Hamilton duly took his third consecutive British Grand Prix victory, a 47th career win, and Rosberg subsequently lost second place when the FIA hit him with a 10s time penalty for the illegal radio message.
Hamilton is now only one point from the championship summit, but poor reliability earlier in the season may begin to hinder his title momentum as we enter the closing stretch, since he has almost exhausted his allocation of five units for the year. Any further changes will now bring grid penalties.
“I approached the race with an incredibly positive attitude so I didn’t at any point think the car would fail on me,” he said. “I could see the crowd beginning to stand up and cheer in the excitement and I felt exactly what they felt. It’s just the most amazing feeling, when you come across the line as the winner of the British Grand Prix.”

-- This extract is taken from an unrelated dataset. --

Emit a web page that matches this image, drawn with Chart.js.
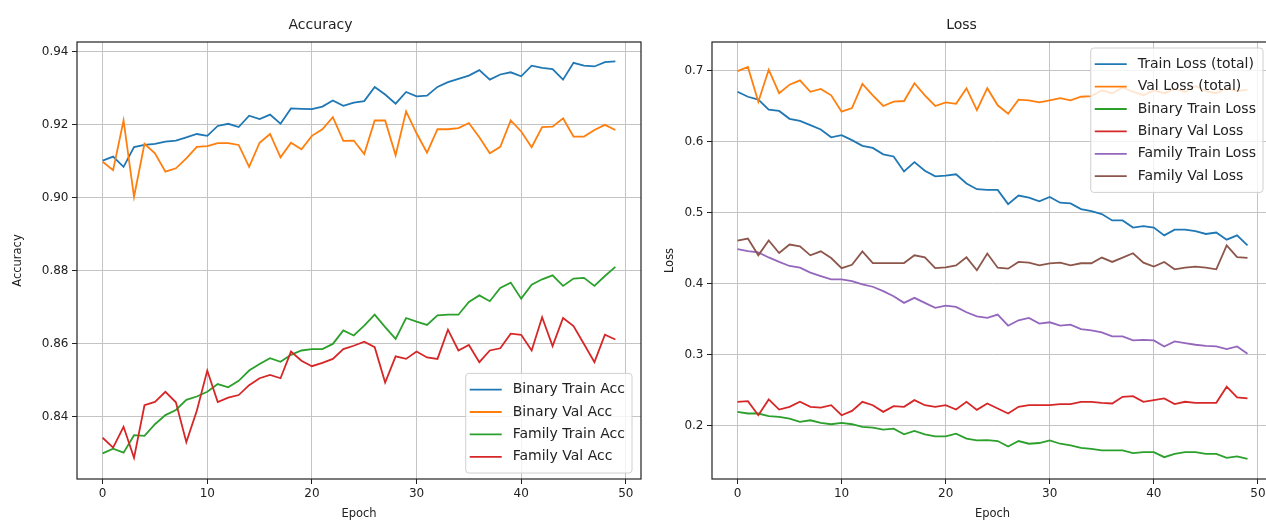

The delay behind Perez proved costly for Ricciardo, who chipped away at the margin to his team-mate without meaningfully breaking it down. In effect, he was in another race entirely. Raikkonen was a further 40s adrift in fifth, having finally overhauled Perez, who crossed the line less than a second ahead of team-mate Hulkenberg in sixth.
To conclude an underwhelming day for the Scuderia, Vettel took the chequered flag ninth behind Carlos Sainz, but he was scrappy over the final laps and incurred a five-second time penalty for shoving Massa off at Village, dropping the Williams outside the top 10.